# HELP!!! 18x9" with +38 offset fit on REAR??



## GTOFEVR (Jan 16, 2007)

I am looking at a staggered set of wheels that will be 18x8 and 18x9 with a 38mm offset. I have 245/35 18 tires. Will the 18x9 with 38 offset and a 245 tire fit without having to modify the wheel wells? thanks for your help.


----------



## Foxman (Jan 25, 2010)

If I recall correctly, I have 19 X 8.5 inch rims all around (ruff racing r278) and I belive they were either a 35 to 38 mm offset. I have 235/35 r19 tires which fit, but I do need to roll the rear fenders in a bit because my car is lowered and I do get some minor rubbing when I hit bumps.


----------



## svede1212 (Nov 1, 2005)

Good luck with it. With a 9" rim it would be nice to have a 55mm offset. Those narrow tires on there will help (but then why would you get staggered wheels?) but I would guess at the least you'll still have to roll or grind the fenders.


----------



## GM4life (Mar 18, 2007)

GTOFEVR said:


> I am looking at a staggered set of wheels that will be 18x8 and 18x9 with a 38mm offset. I have 245/35 18 tires. Will the 18x9 with 38 offset and a 245 tire fit without having to modify the wheel wells? thanks for your help.

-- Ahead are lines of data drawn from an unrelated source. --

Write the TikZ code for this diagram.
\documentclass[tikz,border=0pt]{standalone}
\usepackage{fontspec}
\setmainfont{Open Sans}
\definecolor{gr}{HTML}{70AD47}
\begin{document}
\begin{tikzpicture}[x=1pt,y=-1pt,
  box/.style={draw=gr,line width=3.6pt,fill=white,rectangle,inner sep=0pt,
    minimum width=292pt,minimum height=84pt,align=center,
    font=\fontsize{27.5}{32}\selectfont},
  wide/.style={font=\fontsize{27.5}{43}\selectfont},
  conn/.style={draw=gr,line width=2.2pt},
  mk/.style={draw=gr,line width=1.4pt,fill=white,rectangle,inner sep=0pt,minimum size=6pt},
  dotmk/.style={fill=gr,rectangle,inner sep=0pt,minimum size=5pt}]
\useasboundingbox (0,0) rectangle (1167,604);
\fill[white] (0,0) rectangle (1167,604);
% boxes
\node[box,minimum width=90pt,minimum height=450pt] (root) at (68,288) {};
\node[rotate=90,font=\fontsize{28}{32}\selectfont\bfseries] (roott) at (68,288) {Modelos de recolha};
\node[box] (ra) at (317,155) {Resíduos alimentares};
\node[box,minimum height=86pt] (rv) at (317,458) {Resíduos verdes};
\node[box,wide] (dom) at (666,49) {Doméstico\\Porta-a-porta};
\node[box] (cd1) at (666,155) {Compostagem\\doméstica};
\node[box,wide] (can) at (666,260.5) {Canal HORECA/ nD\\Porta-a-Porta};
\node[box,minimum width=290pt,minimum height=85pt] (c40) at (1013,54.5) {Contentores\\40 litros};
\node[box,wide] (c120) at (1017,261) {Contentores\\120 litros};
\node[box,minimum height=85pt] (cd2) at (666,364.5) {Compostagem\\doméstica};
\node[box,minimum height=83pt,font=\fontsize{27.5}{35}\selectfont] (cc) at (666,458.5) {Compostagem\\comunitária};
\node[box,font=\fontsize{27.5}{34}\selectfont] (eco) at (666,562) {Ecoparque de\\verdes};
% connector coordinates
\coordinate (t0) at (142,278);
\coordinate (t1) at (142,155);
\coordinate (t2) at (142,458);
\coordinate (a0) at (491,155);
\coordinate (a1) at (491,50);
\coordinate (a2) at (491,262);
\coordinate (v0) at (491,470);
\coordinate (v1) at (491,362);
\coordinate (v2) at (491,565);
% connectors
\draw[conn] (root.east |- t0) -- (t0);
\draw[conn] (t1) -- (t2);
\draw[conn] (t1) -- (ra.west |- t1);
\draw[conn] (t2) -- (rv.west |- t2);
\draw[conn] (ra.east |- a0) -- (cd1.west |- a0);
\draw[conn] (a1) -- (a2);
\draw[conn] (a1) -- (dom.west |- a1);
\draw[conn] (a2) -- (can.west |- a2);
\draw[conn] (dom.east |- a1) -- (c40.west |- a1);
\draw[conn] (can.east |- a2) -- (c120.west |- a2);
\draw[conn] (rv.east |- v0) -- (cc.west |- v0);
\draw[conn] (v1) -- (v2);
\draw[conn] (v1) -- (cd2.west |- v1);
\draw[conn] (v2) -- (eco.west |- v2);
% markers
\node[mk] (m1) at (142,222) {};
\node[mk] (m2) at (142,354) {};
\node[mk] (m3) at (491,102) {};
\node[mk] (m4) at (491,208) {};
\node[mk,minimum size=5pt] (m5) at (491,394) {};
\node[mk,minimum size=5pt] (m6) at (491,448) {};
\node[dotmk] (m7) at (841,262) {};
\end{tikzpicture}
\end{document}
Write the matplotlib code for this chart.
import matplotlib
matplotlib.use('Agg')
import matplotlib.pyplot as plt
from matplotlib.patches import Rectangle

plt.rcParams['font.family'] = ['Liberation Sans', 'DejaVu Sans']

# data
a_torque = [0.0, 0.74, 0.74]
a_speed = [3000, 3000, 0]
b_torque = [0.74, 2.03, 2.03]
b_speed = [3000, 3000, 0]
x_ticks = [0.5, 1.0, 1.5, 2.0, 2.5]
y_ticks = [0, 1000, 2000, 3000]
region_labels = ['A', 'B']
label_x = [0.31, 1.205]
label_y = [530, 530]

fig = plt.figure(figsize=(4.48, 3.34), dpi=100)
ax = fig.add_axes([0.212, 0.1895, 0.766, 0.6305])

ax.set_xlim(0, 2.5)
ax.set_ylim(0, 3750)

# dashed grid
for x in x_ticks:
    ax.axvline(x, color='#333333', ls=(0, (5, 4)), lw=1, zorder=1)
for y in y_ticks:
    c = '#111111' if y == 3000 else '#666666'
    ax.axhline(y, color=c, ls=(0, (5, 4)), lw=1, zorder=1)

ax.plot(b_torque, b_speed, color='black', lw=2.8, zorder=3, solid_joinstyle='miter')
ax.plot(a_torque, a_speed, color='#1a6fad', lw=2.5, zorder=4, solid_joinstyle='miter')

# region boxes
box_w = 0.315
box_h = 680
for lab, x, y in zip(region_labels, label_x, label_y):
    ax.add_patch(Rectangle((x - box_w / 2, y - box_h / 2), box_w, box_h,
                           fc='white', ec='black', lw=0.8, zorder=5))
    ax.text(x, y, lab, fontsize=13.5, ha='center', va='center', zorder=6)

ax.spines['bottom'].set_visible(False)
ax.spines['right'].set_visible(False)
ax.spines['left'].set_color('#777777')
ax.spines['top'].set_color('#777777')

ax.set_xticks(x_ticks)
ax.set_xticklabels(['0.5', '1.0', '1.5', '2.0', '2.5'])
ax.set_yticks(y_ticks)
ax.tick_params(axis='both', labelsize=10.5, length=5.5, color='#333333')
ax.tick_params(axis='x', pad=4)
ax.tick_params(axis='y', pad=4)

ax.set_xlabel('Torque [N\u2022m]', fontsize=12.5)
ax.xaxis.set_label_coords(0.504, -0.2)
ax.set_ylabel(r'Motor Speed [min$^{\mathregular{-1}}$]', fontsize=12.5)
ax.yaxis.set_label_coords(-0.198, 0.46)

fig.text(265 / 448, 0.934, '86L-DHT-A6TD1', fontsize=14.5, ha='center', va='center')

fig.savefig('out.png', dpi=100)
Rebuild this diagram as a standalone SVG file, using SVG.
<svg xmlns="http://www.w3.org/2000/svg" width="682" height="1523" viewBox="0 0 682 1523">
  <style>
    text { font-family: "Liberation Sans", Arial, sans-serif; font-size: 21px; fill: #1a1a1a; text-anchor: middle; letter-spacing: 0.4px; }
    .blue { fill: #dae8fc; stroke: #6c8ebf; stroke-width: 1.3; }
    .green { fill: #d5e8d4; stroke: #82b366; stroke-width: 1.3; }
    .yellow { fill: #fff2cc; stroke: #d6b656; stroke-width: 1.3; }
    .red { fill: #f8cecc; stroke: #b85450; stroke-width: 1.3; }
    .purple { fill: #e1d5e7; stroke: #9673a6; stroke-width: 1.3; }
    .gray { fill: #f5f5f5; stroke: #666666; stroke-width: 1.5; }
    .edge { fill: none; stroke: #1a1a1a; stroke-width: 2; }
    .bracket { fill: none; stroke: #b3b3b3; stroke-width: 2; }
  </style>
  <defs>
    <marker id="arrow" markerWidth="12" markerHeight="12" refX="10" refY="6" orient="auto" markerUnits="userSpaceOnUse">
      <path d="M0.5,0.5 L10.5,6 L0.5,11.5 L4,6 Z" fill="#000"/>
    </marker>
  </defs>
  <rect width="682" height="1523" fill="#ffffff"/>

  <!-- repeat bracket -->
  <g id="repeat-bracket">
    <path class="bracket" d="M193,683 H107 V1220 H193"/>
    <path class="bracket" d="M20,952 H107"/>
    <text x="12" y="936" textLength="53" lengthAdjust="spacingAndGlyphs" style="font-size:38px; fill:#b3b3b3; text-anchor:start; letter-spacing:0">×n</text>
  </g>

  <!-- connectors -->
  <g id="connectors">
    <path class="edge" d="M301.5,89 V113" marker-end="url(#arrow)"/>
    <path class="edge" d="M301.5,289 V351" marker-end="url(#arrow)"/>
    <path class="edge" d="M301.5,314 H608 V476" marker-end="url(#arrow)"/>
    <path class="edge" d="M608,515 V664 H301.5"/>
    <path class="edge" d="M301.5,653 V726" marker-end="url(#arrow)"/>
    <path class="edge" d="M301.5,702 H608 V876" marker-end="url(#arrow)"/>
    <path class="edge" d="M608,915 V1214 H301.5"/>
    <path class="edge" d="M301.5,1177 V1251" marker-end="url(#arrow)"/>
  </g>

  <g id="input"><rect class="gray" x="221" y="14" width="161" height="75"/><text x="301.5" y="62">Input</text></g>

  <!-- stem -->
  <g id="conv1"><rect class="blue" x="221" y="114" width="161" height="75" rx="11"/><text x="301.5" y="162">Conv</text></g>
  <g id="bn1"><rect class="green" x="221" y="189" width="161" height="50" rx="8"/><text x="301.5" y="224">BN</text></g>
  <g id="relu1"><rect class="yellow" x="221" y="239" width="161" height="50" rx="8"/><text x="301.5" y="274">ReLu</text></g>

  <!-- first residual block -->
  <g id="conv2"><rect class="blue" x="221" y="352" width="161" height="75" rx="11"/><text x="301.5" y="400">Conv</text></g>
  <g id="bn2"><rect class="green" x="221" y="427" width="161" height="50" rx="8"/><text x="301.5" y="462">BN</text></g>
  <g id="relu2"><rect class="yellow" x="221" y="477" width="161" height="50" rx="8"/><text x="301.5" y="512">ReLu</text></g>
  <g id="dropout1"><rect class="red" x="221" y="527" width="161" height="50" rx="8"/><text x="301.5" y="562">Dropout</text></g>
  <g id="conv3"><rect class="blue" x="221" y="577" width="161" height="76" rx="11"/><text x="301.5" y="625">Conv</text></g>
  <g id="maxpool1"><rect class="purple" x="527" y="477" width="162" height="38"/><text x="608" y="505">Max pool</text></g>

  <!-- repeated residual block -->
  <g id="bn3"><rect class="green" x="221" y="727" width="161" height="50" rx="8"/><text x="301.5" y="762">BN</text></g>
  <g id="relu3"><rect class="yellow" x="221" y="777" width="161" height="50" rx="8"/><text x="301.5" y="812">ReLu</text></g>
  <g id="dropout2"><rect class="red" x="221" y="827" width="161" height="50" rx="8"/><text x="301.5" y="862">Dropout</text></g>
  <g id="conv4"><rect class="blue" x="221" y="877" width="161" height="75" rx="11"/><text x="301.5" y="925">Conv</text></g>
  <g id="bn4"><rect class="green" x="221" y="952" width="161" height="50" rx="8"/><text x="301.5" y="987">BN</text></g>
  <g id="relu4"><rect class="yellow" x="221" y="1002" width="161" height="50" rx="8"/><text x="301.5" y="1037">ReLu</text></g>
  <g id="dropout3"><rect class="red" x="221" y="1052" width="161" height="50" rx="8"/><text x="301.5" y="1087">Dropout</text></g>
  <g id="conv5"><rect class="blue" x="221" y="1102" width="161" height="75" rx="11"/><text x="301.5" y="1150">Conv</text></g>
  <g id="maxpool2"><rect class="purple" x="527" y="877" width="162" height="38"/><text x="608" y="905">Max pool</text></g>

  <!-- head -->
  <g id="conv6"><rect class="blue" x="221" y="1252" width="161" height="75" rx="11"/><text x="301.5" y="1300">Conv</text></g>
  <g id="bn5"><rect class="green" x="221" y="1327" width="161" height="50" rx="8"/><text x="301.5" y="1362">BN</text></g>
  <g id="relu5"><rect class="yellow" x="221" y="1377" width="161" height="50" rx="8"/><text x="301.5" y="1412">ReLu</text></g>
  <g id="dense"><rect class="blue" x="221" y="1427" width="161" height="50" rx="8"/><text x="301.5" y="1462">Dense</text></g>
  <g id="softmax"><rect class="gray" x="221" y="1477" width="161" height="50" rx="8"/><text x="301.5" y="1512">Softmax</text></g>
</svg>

Hard to say, you might have problems. I have 18x8 38mm offset with 245/40 18 they fit perfect without modding. Depends on your tire and how your cradle positioned. You may have to trim/roll the fender and/or mill the rims.


----------



## Lautinjr (Mar 27, 2010)

my stock car comes with 18X8.5 but they measure 18X9 and has 235/40r18 tire. i'm replacing the rears this friday with 265/35r18 according to spec it will fit the rim perfectly with no problems and the total hieght is only 25.3 the 235 measure 25.4 whciih translates to a .39 difference on the speedo at 100mph.


----------



## rextheracer (Jul 3, 2008)

i have those exact dimensions i think, an i still have rubbing issues with all the stuff ive done..(cut out fenders, drag springs...) i would suggest something with a better offset to prevent problems that you _will_ have 

I have RPM-R505's


----------



## GTOFEVR (Jan 16, 2007)

*Thanks*

Thanks for your help, buying wheels and tires are so frickin confusing. The reason i was gunna get a stagered set of wheels is they are cheaper than standard 18x8 wheels. Also, the reason i am going to use 245/35 tires is because i have a brand new set in the garage i need to use. Thanks again!


----------